Wednesday, December 5, 2007

Nigeria: Yar'Adua Reaffirms Govt's Commitment to Secularism

"President Umaru Musa Yar'Adua has reaffirmed Federal government's determination to defend at all times the constitution and maintain the secularity of Nigeria so as to bequeath to the present and future generations a country where no citizen is discriminated against.
Speaking at the formal opening ceremony of the Assembly of the International Alliance of Catholic Knights at the International Conference Centre, Abuja , recently, President Yar'Adua said that the country's young democracy needs all the nurturing required to ensure its sustainability.
"In a pluralistic state such as ours, our duty is to ensure that we run a government that is a protector of all regardless of ethnic and religious affiliations. As a government, we are determined to bequeath to the present and the future generations a country where no citizen is discriminated against. We shall defend the constitution and maintain the secularity of Nigeria ""

Daily Champion (Lagos),, 26 November 2007

I'll also post this reader's letter from Namibia which I wanted to post earlier:
"In this part of the world, the notion of religious conservatism is automatically associated with Islamic extremism. Other forms of religious intolerance as manifested in Christianity, Judaism and Hinduism are seldom acknowledged.
Namibia, of course is a secular country. However, this is hardly ever mentioned in public. If anything, Namibia is characterised by religious conservatism which continues to exert a tight grip on mass consciousness.
This, regrettably, is a legacy of colonialism.

Since the mid sixties the liberated women of Europe and Latin America have refused to accept the moral authority of the church which has resulted in a downturn in mass religion there. However, the end of the Cold War left a huge ideological gap that has been filled by religious extremism especially Christian extremism. This has been noteworthy in the underdeveloped regions of Sub-Saharan Africa, with Namibia perhaps in the forefront as the most Christian society on the continent.
When are we going to have some serious debate about secularism, not necessarily atheism, in Namibia?"

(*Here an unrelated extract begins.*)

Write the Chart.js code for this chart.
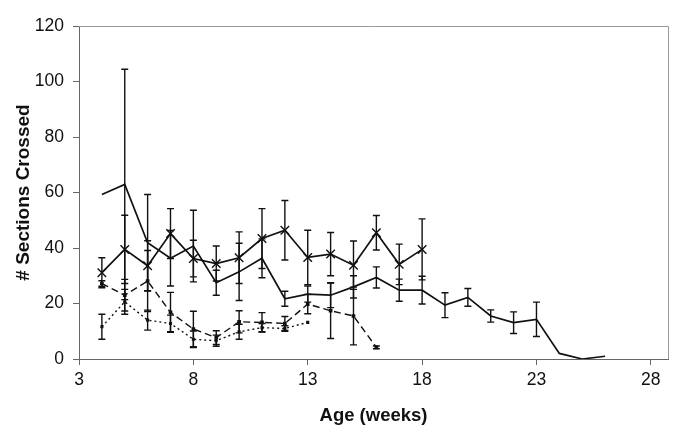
<!DOCTYPE html>
<html>
<head>
<meta charset="utf-8">
<script src="https://cdn.jsdelivr.net/npm/chart.js@4"></script>
<style>
html,body{margin:0;padding:0;background:#fff;}
#wrap{width:685px;height:438px;}
</style>
</head>
<body>
<div id="wrap"><canvas id="c" width="685" height="438"></canvas></div>
<script>
// ---- data ----
const xTickValues = [3, 8, 13, 18, 23, 28];

const weeksSolid = [4,5,6,7,8,9,10,11,12,13,14,15,16,17,18,19,20,21,22,23,24,25,26];
const solidMean  = [59.3,62.9,41.9,36.3,40.7,27.5,31.4,36.3,21.7,23.4,23.0,26.0,29.4,24.8,24.8,19.4,22.2,15.5,13.1,14.3,2.0,0.0,1.0];
const solidErr   = [0,41.5,17.4,10.0,12.9,4.5,10.3,7.0,2.7,2.9,4.5,4.0,3.8,4.0,5.0,4.5,3.2,2.2,3.9,6.2,0,0,0];

const weeksCross = [4,5,6,7,8,9,10,11,12,13,14,15,16,17,18];
const crossMean  = [31.1,39.5,33.6,45.2,36.2,34.4,36.5,43.4,46.4,36.6,37.8,33.8,45.5,34.1,39.5];
const crossErr   = [5.4,12.3,9.0,9.0,6.6,6.3,9.3,10.8,10.7,9.8,7.8,8.7,6.2,7.3,11.0];

const weeksDash = [4,5,6,7,8,9,10,11,12,13,14,15,16];
const dashMean  = [27.2,23.0,28.1,16.8,10.8,7.7,13.4,13.2,12.8,19.8,17.4,15.5,4.2];
const dashErr   = [1.0,5.7,11.0,7.2,6.4,2.5,4.0,3.5,2.5,3.5,10.0,10.4,0.5];

const weeksDot = [4,5,6,7,8,9,10,11,12,13];
const dotMean  = [11.6,20.6,14.0,12.8,7.1,6.6,9.8,11.3,11.0,13.2];
const dotErr   = [4.5,4.5,3.6,3.0,3.0,2.0,2.7,1.5,1.0,0];

function pts(xs, ys){ return xs.map((x,i)=>({x:x, y:ys[i]})); }

const errorBars = {
  id: 'errorBars',
  beforeDatasetsDraw(chart){
    const ctx = chart.ctx, xs = chart.scales.x, ys = chart.scales.y;
    ctx.save();
    ctx.strokeStyle = '#111';
    ctx.lineWidth = 1.4;
    chart.data.datasets.forEach(ds=>{
      if(!ds.err) return;
      ds.data.forEach((p,i)=>{
        const e = ds.err[i];
        if(!e) return;
        const px = xs.getPixelForValue(p.x);
        const top = ys.getPixelForValue(p.y + e);
        const bot = ys.getPixelForValue(Math.max(p.y - e, 0));
        ctx.beginPath();
        ctx.moveTo(px, top); ctx.lineTo(px, bot);
        ctx.moveTo(px-3.5, top); ctx.lineTo(px+3.5, top);
        ctx.moveTo(px-3.5, bot); ctx.lineTo(px+3.5, bot);
        ctx.stroke();
      });
    });
    ctx.restore();
  }
};

const frame = {
  id: 'frame',
  afterDraw(chart){
    const a = chart.chartArea, ctx = chart.ctx;
    ctx.save();
    ctx.strokeStyle = '#9a9a9a';
    ctx.lineWidth = 1;
    ctx.beginPath();
    ctx.moveTo(a.left, a.top+0.5); ctx.lineTo(a.right+0.5, a.top+0.5);
    ctx.lineTo(a.right+0.5, a.bottom);
    ctx.stroke();
    ctx.restore();
  }
};

const font = "'Liberation Sans', Arial, sans-serif";

new Chart(document.getElementById('c'), {
  type: 'scatter',
  data: {
    datasets: [
      { data: pts(weeksSolid, solidMean), err: solidErr, showLine: true,
        borderColor: '#111', borderWidth: 1.7, pointRadius: 0, tension: 0 },
      { data: pts(weeksCross, crossMean), err: crossErr, showLine: true,
        borderColor: '#111', borderWidth: 1.7, pointStyle: 'crossRot', pointRadius: 6,
        pointBorderColor: '#111', pointBorderWidth: 1.4, tension: 0 },
      { data: pts(weeksDash, dashMean), err: dashErr, showLine: true,
        borderColor: '#111', borderWidth: 1.4, borderDash: [7,4], pointStyle: 'rect',
        pointRadius: 1.6, pointBackgroundColor: '#111', pointBorderColor: '#111', tension: 0 },
      { data: pts(weeksDot, dotMean), err: dotErr, showLine: true,
        borderColor: '#111', borderWidth: 1.4, borderDash: [2,3], pointStyle: 'rect',
        pointRadius: 1.2, pointBackgroundColor: '#111', pointBorderColor: '#111', tension: 0 }
    ]
  },
  options: {
    responsive: false,
    animation: false,
    events: [],
    layout: { padding: { left: 0, right: 17, top: 26, bottom: 0 } },
    plugins: { legend: { display: false }, tooltip: { enabled: false } },
    scales: {
      x: {
        type: 'linear', min: 3, max: 28.75,
        afterBuildTicks(scale){ scale.ticks = xTickValues.map(v=>({value:v})); },
        afterFit(scale){ scale.height = 79; },
        grid: { drawOnChartArea: false, drawTicks: true, tickLength: 6, color: '#666' },
        border: { display: true, color: '#666', width: 1 },
        ticks: { color: '#111', font: { family: font, size: 17.5 }, padding: 5, maxRotation: 0 },
        title: { display: true, text: 'Age (weeks)', color: '#111',
                 font: { family: font, size: 18.5, weight: 'bold' }, padding: { top: 0, bottom: 11 } }
      },
      y: {
        min: 0, max: 120,
        ticks: { stepSize: 20, color: '#111', font: { family: font, size: 17.5 }, padding: 9 },
        afterFit(scale){ scale.width = 79; },
        grid: { drawOnChartArea: false, drawTicks: true, tickLength: 6, color: '#666' },
        border: { display: true, color: '#666', width: 1 },
        title: { display: true, text: '# Sections Crossed', color: '#111',
                 font: { family: font, size: 19, weight: 'bold' }, padding: { top: 12, bottom: 0 } }
      }
    }
  },
  plugins: [errorBars, frame]
});
</script>
</body>
</html>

The Namibian, June 8, 2007
A lot of people talk about how religions are receeding in Europe but spreading throughout Africa, but it's not like Atheism is pushed back in Africa. Christianity and Islam is pushing traditional beliefs back. There's a lot to be said about this, but there's one thing I think is interesting: Atheism is just a single principle, as we know. But as a collection of arguments, it's targeted at Christianity in particular. Most of us don't know how all those traditional religions in the world work be they from Africa or anywhere else, but we know Christianity and we're starting to know Islam too.
So my opinion is that these two religions pave the way for Atheism or at least secularism, because they make people start to talk a religious language that we understand.